In short, the Code prompts signatories as to what they ought to consider reporting and gives them assistance in thinking though how they may go about reporting.
Adjustments to the Code to counter concern that current wording in the Code has resulted in certain counterproductive practices. These adjustments, we assume, are intended to positively influence the engagement between investors and companies.
- The separate sub-headings of “Context”, “Activity” and “Outcomes” are removed.
- Escalation activities are consumed within the broader bucket of engagement activities
These changes reduce perceived (by some) bias towards reporting on specific outcomes and escalation activities, which, in turn, may have caused investors to engage in particular types of behaviour for the sake of being seen to be doing something. Escalation, for example, is an important form of engagement but it should be considered as one amongst a number of engagement techniques and its use, or decision not to use, will depend on the circumstances.
The removal of outcomes also recognises that outcomes may occur over longer periods and may be more subtle. Guidance will also ensure that reporting on outcomes is not too narrowly understood and does not drive short term activities to meet a reporting requirement.
What signatories report
Reporting is to be separated into (i) a Policy and Context Disclosure and (ii) an Activities and Outcomes Report.
- The Policy and Context Disclosure requires disclosure on a signatory’s organisation, its governance and resourcing, linking to relevant policies. Consequentially, whilst it needs to be published annually, it need only be updated when necessary and it need be reviewed less frequently by the FRC (once every three years).

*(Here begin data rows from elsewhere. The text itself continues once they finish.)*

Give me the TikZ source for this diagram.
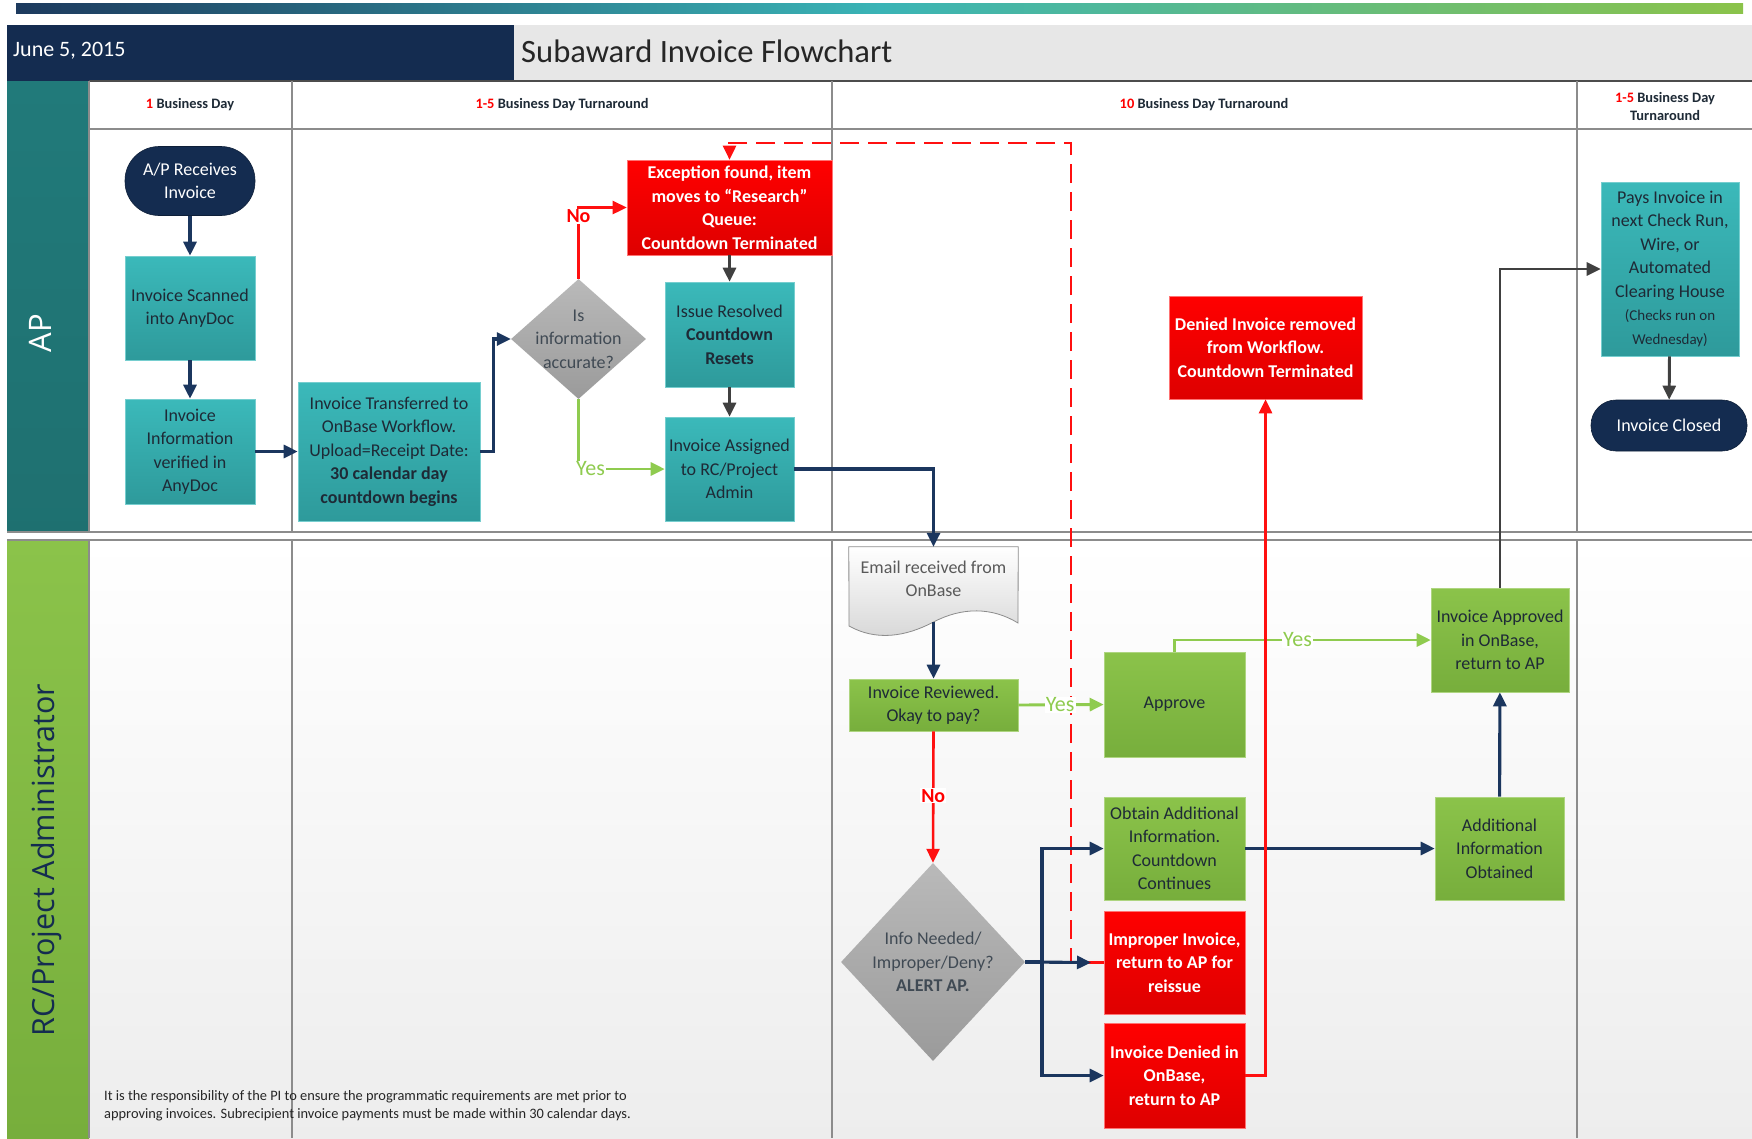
\documentclass[tikz,border=0pt]{standalone}
\usepackage{fontspec}
\setmainfont{Carlito}
\newfontfamily\lanefont{Open Sans}
\usetikzlibrary{arrows.meta,shapes.geometric,calc}
\definecolor{navy}{HTML}{142C50}
\definecolor{navyline}{HTML}{1B365E}
\definecolor{tealtop}{HTML}{3BB9BA}
\definecolor{tealbot}{HTML}{2E9A9B}
\definecolor{tealbar}{HTML}{217A7A}
\definecolor{redtop}{HTML}{FF0000}
\definecolor{redbot}{HTML}{DE0000}
\definecolor{greentop}{HTML}{8BC34A}
\definecolor{greenbot}{HTML}{77AE3C}
\definecolor{linegreen}{HTML}{8FCB4F}
\definecolor{linered}{HTML}{FF1010}
\definecolor{grayarrow}{HTML}{404040}
\definecolor{diagray}{HTML}{A8A8A8}
\definecolor{gridline}{HTML}{8C8C8C}
\definecolor{titlegray}{HTML}{E7E7E7}
\definecolor{textdark}{HTML}{1E2A36}
\definecolor{barnavy}{HTML}{1D3A5E}
\definecolor{barteal}{HTML}{3AB4B6}
\definecolor{bargreen}{HTML}{8BC34A}
\begin{document}
\begin{tikzpicture}[x=1pt,y=-1pt,
  every node/.style={inner sep=2pt, align=center},
  boxfont/.style={font=\fontsize{18}{23.5}\selectfont},
  tealbox/.style={boxfont, rectangle, top color=tealtop, bottom color=tealbot, draw=tealtop!70!white, line width=0.6pt, text=textdark},
  redbox/.style={rectangle, top color=redtop, bottom color=redbot, draw=red!55!white, line width=0.6pt, text=white, font=\fontsize{18}{23.5}\selectfont\bfseries},
  greenbox/.style={boxfont, rectangle, top color=greentop, bottom color=greenbot, draw=greentop!70!white, line width=0.6pt, text=textdark},
  termbox/.style={boxfont, rectangle, fill=navy, text=white, draw=navy!70!black, line width=0.6pt},
  diabox/.style={diamond, inner sep=0pt, top color=diagray!80!white, bottom color=diagray!92!black, draw=none},
  diatext/.style={boxfont, text=textdark!85!white},
  colhead/.style={font=\fontsize{14.4}{18}\selectfont\bfseries, text=textdark},
  tip/.style={-{Triangle[length=14pt,width=13pt]}},
  navyarrow/.style={tip, draw=navyline, line width=3.1pt},
  grayarr/.style={tip, draw=grayarrow, line width=2.9pt},
  redarrow/.style={tip, draw=linered, line width=2.6pt},
  greenarrow/.style={tip, draw=linegreen, line width=2.9pt},
  reddash/.style={tip, draw=linered, line width=2.6pt, dash pattern=on 19pt off 9pt},
  lbl/.style={fill=white, inner sep=1pt, font=\fontsize{22}{24}\selectfont},
  nolbl/.style={fill=white, inner sep=1pt, text=red, font=\fontsize{20}{22}\selectfont\bfseries},
  grid/.style={draw=gridline, line width=1.1pt}
]
\useasboundingbox (0,0) rectangle (1752,1138);
\fill[white] (0,0) rectangle (1752,1138);
% top gradient bar
\shade[left color=barnavy, right color=barteal] (16,3) rectangle (880,13);
\shade[left color=barteal, right color=bargreen] (879.5,3) rectangle (1743,13);
% header
\fill[navy] (7,25) rectangle (514,81);
\fill[titlegray] (514,25) rectangle (1752,81);
\node[anchor=west, text=white, font=\fontsize{22}{24}\selectfont] (date) at (11,51) {June 5, 2015};
\node[anchor=west, text=black!85, font=\fontsize{32.6}{36}\selectfont] (title) at (519,51) {Subaward Invoice Flowchart};
% lanes backgrounds
\fill[white] (89,81) rectangle (1752,532);
\shade[top color=white, bottom color=black!7] (89,540) rectangle (1752,1138);
\shade[top color=tealbar, bottom color=tealbar!92!black] (7,81) rectangle (89,532);
\shade[top color=greentop, bottom color=greenbot] (7,540) rectangle (89,1138);
% grid lines
\draw[grid, draw=black!70] (89,81) -- (1752,81);
\draw[grid] (89,129) -- (1752,129);
\draw[grid] (7,532) -- (1752,532);
\draw[grid] (7,540) -- (1752,540);
\draw[grid] (89,81) -- (89,532);
\draw[grid] (89,540) -- (89,1138);
\draw[grid] (292,81) -- (292,532);
\draw[grid] (292,540) -- (292,1138);
\draw[grid] (832,81) -- (832,532);
\draw[grid] (832,540) -- (832,1138);
\draw[grid] (1577,81) -- (1577,532);
\draw[grid] (1577,540) -- (1577,1138);
% lane labels
\node[rotate=90, text=white, font=\lanefont\fontsize{31}{34}\selectfont] (aplane) at (40,333) {AP};
\node[rotate=90, text=navy, font=\lanefont\fontsize{30.5}{33}\selectfont] (rclane) at (47,860) {RC/Project Administrator};
% column headers
\node[colhead] (h1) at (190,105) {\textcolor{red}{1} Business Day};
\node[colhead] (h2) at (562,105) {\textcolor{red}{1-5} Business Day Turnaround};
\node[colhead] (h3) at (1204,105) {\textcolor{red}{10} Business Day Turnaround};
\node[colhead] (h4) at (1665,106) {\textcolor{red}{1-5} Business Day\\Turnaround};
% AP nodes
\node[termbox, rounded corners=34pt, minimum width=130pt, minimum height=69pt] (apr) at (190,181) {A/P Receives\\Invoice};
\node[tealbox, minimum width=130pt, minimum height=104pt] (scan) at (190,308) {Invoice Scanned\\into AnyDoc};
\node[tealbox, minimum width=130pt, minimum height=105pt] (verif) at (190,451.5) {Invoice\\Information\\verified in\\AnyDoc};
\node[tealbox, minimum width=182pt, minimum height=139pt] (transf) at (389,451.5) {Invoice Transferred to\\OnBase Workflow.\\Upload=Receipt Date:\\\textbf{30 calendar day}\\\textbf{countdown begins}};
\node[diabox, minimum width=135pt, minimum height=120pt] (d1) at (578.5,339) {};
\node[diatext] (d1t) at (578.5,339) {Is\\information\\accurate?};
\node[redbox, minimum width=205pt, minimum height=95pt] (exc) at (729.5,207.5) {Exception found, item\\moves to “Research”\\Queue:\\Countdown Terminated};
\node[tealbox, minimum width=129pt, minimum height=105pt] (issue) at (729.5,334.5) {Issue Resolved\\\textbf{Countdown}\\\textbf{Resets}};
\node[tealbox, minimum width=129pt, minimum height=104pt] (assign) at (729.5,469) {Invoice Assigned\\to RC/Project\\Admin};
\node[redbox, minimum width=193pt, minimum height=103pt] (denrem) at (1265.5,347.5) {Denied Invoice removed\\from Workflow.\\Countdown Terminated};
\node[tealbox, minimum width=138pt, minimum height=174pt] (pays) at (1670,269) {Pays Invoice in\\next Check Run,\\Wire, or\\Automated\\Clearing House\\{\fontsize{15}{20}\selectfont (Checks run on}\\{\fontsize{15}{20}\selectfont Wednesday)}};
\node[termbox, rounded corners=25pt, minimum width=156pt, minimum height=51pt] (closed) at (1669,425.5) {Invoice Closed};
% RC nodes
\node[minimum width=169pt, minimum height=90pt, inner sep=0pt] (email) at (933.5,592) {};
\shade[top color=white, bottom color=black!16, draw=black!45, line width=0.8pt]
  (email.north west) -- (email.north east) -- (1018,623)
  .. controls (992,607) and (962,607) .. (933.5,622)
  .. controls (905,637) and (876,641) .. (849,626) -- cycle;
\coordinate (emailbot) at (933.5,622);
\node[boxfont, text=black!65] (emailt) at (933.5,579) {Email received from\\OnBase};
\node[greenbox, minimum width=169pt, minimum height=52pt] (review) at (933.5,705) {Invoice Reviewed.\\Okay to pay?};
\node[greenbox, minimum width=141pt, minimum height=105pt] (approve) at (1174.5,704.5) {Approve};
\node[greenbox, minimum width=141pt, minimum height=103pt] (obtain) at (1174.5,848.5) {Obtain Additional\\Information.\\Countdown\\Continues};
\node[redbox, minimum width=141pt, minimum height=103pt] (improper) at (1174.5,962.5) {Improper Invoice,\\return to AP for\\reissue};
\node[redbox, minimum width=141pt, minimum height=105pt] (denied) at (1174.5,1075.5) {Invoice Denied in\\OnBase,\\return to AP};
\node[diabox, minimum width=184pt, minimum height=198pt] (d2) at (933,962) {};
\node[diatext] (d2t) at (933,962) {Info Needed/\\Improper/Deny?\\\textbf{ALERT AP.}};
\node[greenbox, minimum width=138pt, minimum height=104pt] (approved) at (1500,640) {Invoice Approved\\in OnBase,\\return to AP};
\node[greenbox, minimum width=129pt, minimum height=103pt] (addinfo) at (1499.5,848.5) {Additional\\Information\\Obtained};
% footnote
\node[anchor=west, align=left, text=black!85, font=\fontsize{14.4}{18}\selectfont] (note) at (102,1106) {It is the responsibility of the PI to ensure the programmatic requirements are met prior to\\approving invoices. Subrecipient invoice payments must be made within 30 calendar days.};
% connectors AP
\draw[navyarrow] (apr) -- (scan);
\draw[navyarrow] (scan) -- (verif);
\draw[navyarrow] (verif) -- (transf);
\draw[navyarrow] (transf.east) -- ++(13,0) |- (d1.west);
\draw[redarrow] (d1.north) |- node[pos=0.44, nolbl] {No} (exc.west);
\draw[greenarrow] (d1.south) |- node[pos=0.57, lbl, text=linegreen] {Yes} (assign.west);
\draw[grayarr] (exc) -- (issue);
\draw[grayarr] (issue) -- (assign);
% dashed return
\coordinate (dashlow) at (1071,962.5);
\coordinate (dashtop) at (1071,143);
\draw[reddash] (improper.west) -- (dashlow) -- (dashtop) -| (exc.north);
% RC connectors
\draw[navyarrow] (assign.east) -| (email.north);
\draw[navyarrow] (emailbot) -- (review.north);
\draw[greenarrow] (review.east) -- node[pos=0.49, lbl, text=linegreen] {Yes} (approve.west);
\draw[redarrow] (review.south) -- node[pos=0.49, nolbl] {No} (d2.north);
\coordinate (br) at (1042,962);
\coordinate (impin) at (1091,962.5);
\draw[navyline, line width=3.1pt] (d2.east) -- (br);
\draw[navyarrow] (br) |- (obtain.west);
\draw[navyarrow] (br) |- (denied.west);
\draw[navyarrow] (d2.east) -- (impin);
\draw[greenarrow] (approve.north) |- node[pos=0.74, lbl, text=linegreen] {Yes} (approved.west);
\draw[navyarrow] (obtain) -- (addinfo);
\draw[navyarrow] (addinfo) -- (approved);
\draw[redarrow] (denied.east) -| (denrem.south);
\draw[grayarr] (approved.north) |- (pays.west);
\draw[grayarr] (pays) -- (closed);
\end{tikzpicture}
\end{document}
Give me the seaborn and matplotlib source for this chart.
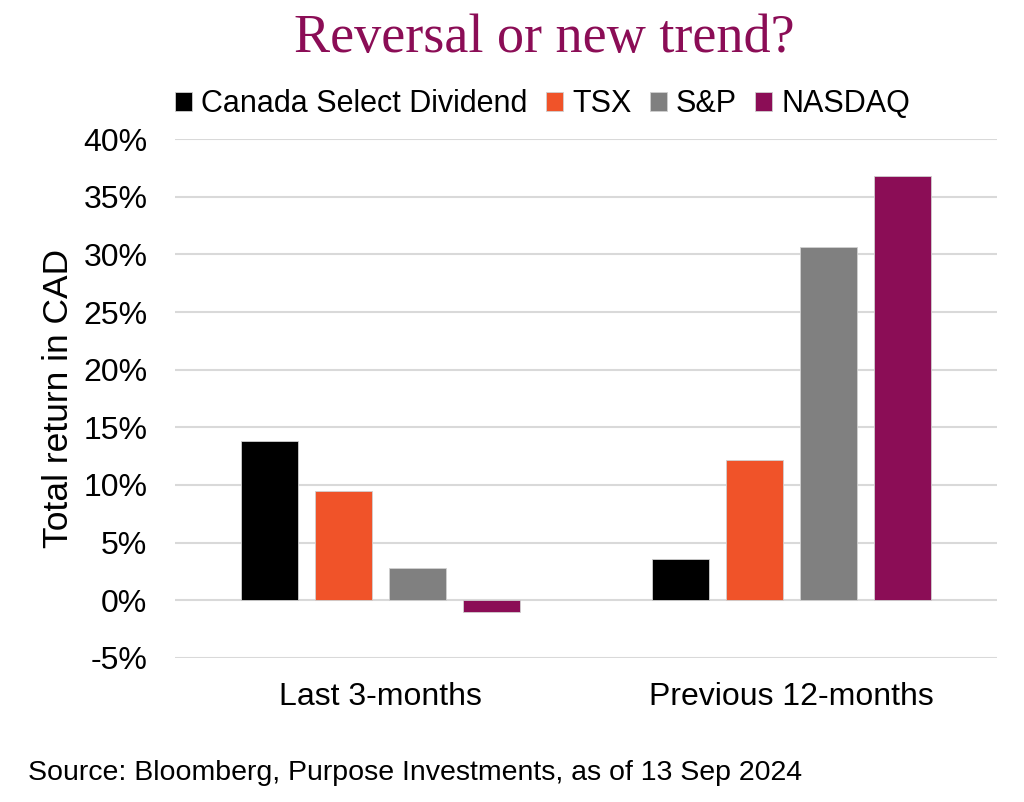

- The Activities and Outcome Report will provide information on how a signatory has exercised stewardship in the preceding year. This would include how the signatory has sought to apply the principles through the activities it has undertaken and the resulting outcomes. This is an annual disclosure and is to be reviewed annually by the FRC.
Distinguishing between disclosures that are not expected to change annually from the disclosure of annual activities will reduce the reporting burden on signatories.
The FRC analysed reporting against the prior Code to determine which principles generated the most valuable, and which did not. They used this insight to reduce the number of principles to ensure that useful information is being reported, and information that is less useful is not.
Positioning
The FRC recognises that some signatories may follow other reporting frameworks or requirements that align with content of the Code. The FRC will allow signatories to refer to information disclosed outside of their stewardship report as part of their assessment with the aim of avoiding duplication and reducing burden. The FRC states that any use of cross-referencing would be supported by a clear policy on its appropriate use to ensure that signatories are able to demonstrate their application of the principles, without compromising the quality of reporting.
Next steps
The consultation ends on February 19, 2025. The FRC anticipates that the updated Code will be published in the first half of 2025, with an effective date of January 1, 2026. The FRC will provide information to signatories upon launch of the updated Code to ensure a smooth transition ahead of reporting in 2026.